Now, there are only 56 actual machine code instructions, but one instruction can have several addressing modes thus making the total of 152 possible and valid ("documented") opcodes.

Therefore the first thing that DISASS does is to get the byte at the current address and convert it - assuming it's an opcode - to an index into the 152 documented codes. The routine 'find' uses the 32 bytes of data at 'opbits'. A bit is set if the corresponding opcode is a documented instruction. The opcode becomes a counter which is decremented for every bit that is set up to the value of the counter.

The result is an index into 'tokens'. Each mnemonic is referred to by a number includng zero which is the 'non-instruction', 0=???. If the 'find' routine failed then the index will be 0 and the three question marks will be printed. The rest of the tokens are numbered as follows: 1=ADC, 2=AND, 3=ASL, 4=BCC, ... 56=TYA.

The second entry in 'tokens' is 11 which corresponds to BRK. The third entry is 35 which is ORA. The fourth entry is 35=ORA as well - but ORA with a different addressing mode. Opcode 0 is BRK, opcode 1 is ORA with indirect X addressing, opcodes 2,3, and 4 do not exist, and opcode 5 is ORA with zero page addressing. Therefore opcode number 5 is documented opcode number 3 as stored in the 'tokens' table.

OK, so we mentioned two addressing modes there - indirect X and zero page. There are 13 different addressing modes in 6502 assembly language which are summarized in the table below:

   Number  Addressing Mode     Example      No.extra bytes expected
   ------  ---------------     -------      -----------------------
   0.      Zero Page (ZP)      LDA &70                1
   1.      Absolute            LDX &3000              2
   2.      Immediate           LDY #54                1
   3.      ZP,X                LDA &50,X              1
   4.      ZP,Y                LDA &70,Y              1
   5.      Absolute,X          LDX &900,Y             2
   6.      Absolute,Y          LDY &A00,X             2
   7.      (Indirect,X)        ORA (&70,X)            1
   8.      (Indirect),Y        LDA (&80),Y            1
   9.      (Indirect)          JMP (&20E)             2
   10.     Accumulator         ASL A                  0
   11.     Implied             PHA                    0
   12.     Relative            BCC skip               1
The addressing mode number (0-12) is stored in one nybble of memory and, knowing the number of the documented opcode (0-151), 'getam' extracts the relevant nybble from the 'admodes' table. This becomes an index into 'nobytes', the number of extra bytes expected after the mnemonic for that particular addressing mode. There can be none, one, or two extra bytes. For example, LDA (&80),Y has a normal opcode value of 177, a documented opcode value of 104, an addressing mode value of 8 and so one byte is expected after the opcode.

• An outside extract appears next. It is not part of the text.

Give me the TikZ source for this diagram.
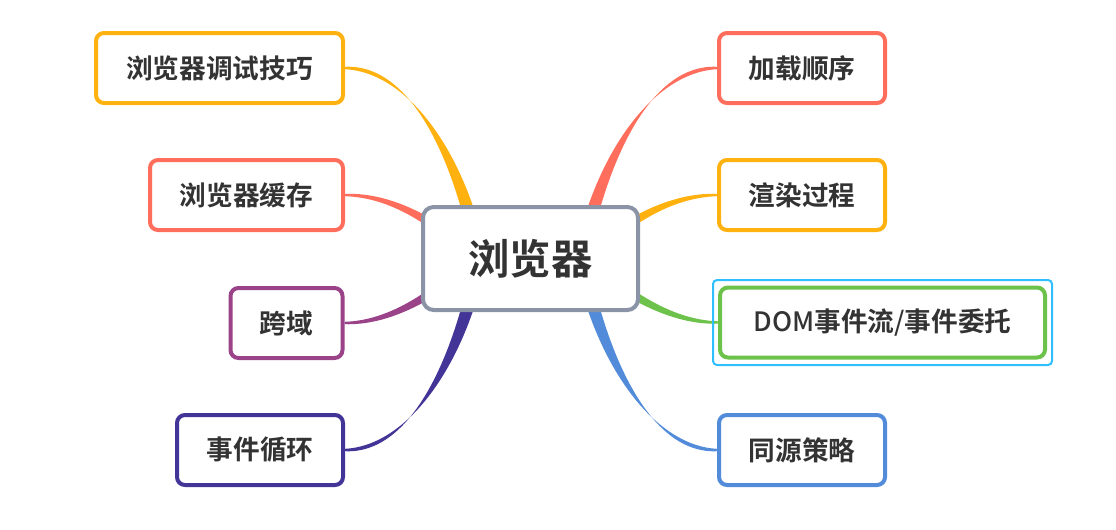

The extra byte(s) are stored in &75 and &76. The addressing mode is also used as an index into a list of 13 two-byte addresses (stored as 13 low bytes followed by 13 high bytes) of the routines that deal with each addressing mode. For example, 'zp' will print the value of &75 using the routine in the Basic ROM to print a number in hex. 'abs' just prints the value of &76, the high byte of an absolute address in absolute addressing mode, and calls 'zp' to print the low byte.

In the case of relative addressing, the data displayed after the menmonic is a two-byte address. This is in common with normal assembly language even though there is only one byte actually stored after the opcode. A negative byte is a backwards branch and a forwards branch is a positive number. The correct address is worked out and printed on the screen making use of the 'abs' routine.

In immediate mode, and also in the decimal memory dump, the flag at &77 is examined which describes whether the number is to be printed in decimal (&77=0) or hexadecimal (&77=1). The flag is toggled between zero and one when the hash key is pressed. Decimal numbers are printed using the ROM routine at &991F, labelled 'prdec' in line 100.

I described the routine at &991F, plus 'prahex' (print accumulator in hex, &B545), 'iwa_zp' (copy integer work area to zero page variable, &BE44), and 'prstr' (print a string, &BFCF) in EUG #53. The other ROM routines are detailed below:

'inpstr' is the equivalent of Basic's INPUT. On entry to the routine, &37/38 points to the address in memory where the characters typed in at the keyboard will be stored, in this case &0100. This is the bottom of the stack (page 1) and is usually safe to use. If you call the input routine at &BC0D the maximum number of characters allowed is set to 238; however you can specify your own maximum and call the routine at &BC0F with A set to the maximum number of characters. It's 4 here because we are seeking a 16-bit address at which the disassembly is to start.

'dcdhex' converts a string of hexadecimal characters to a binary number. On entry &19/1A points to the address at which the string of characters starts. Location &1B is used as an index into the string and should be set to zero. On exit the converted number resides on the IWA (locations &2A-2D). The IWA can be copied to another zero page location with 'iwa-zp'.

'escerr' is just the location of Basic's "Escape" error message: BRK followed by the error number (17), then the string ("Escape") terminated by zero. Utilizing this data in the Basic ROM means we don't have to duplicate it in our own programs.

With the help of DISASS you can see how all these ROM routines work - go on, take a peek! An imporant point to note is that the routines are only applicable to Basic 2 on the BBC B and Electron. There isn't much point in providing addresses in Basic 4 on the BBC Master because the Master uses 65C12 assembler. There are many more opcodes and addressing modes in this advanced 6502; significant alterations would have to be made to DISASS in order to recognise them.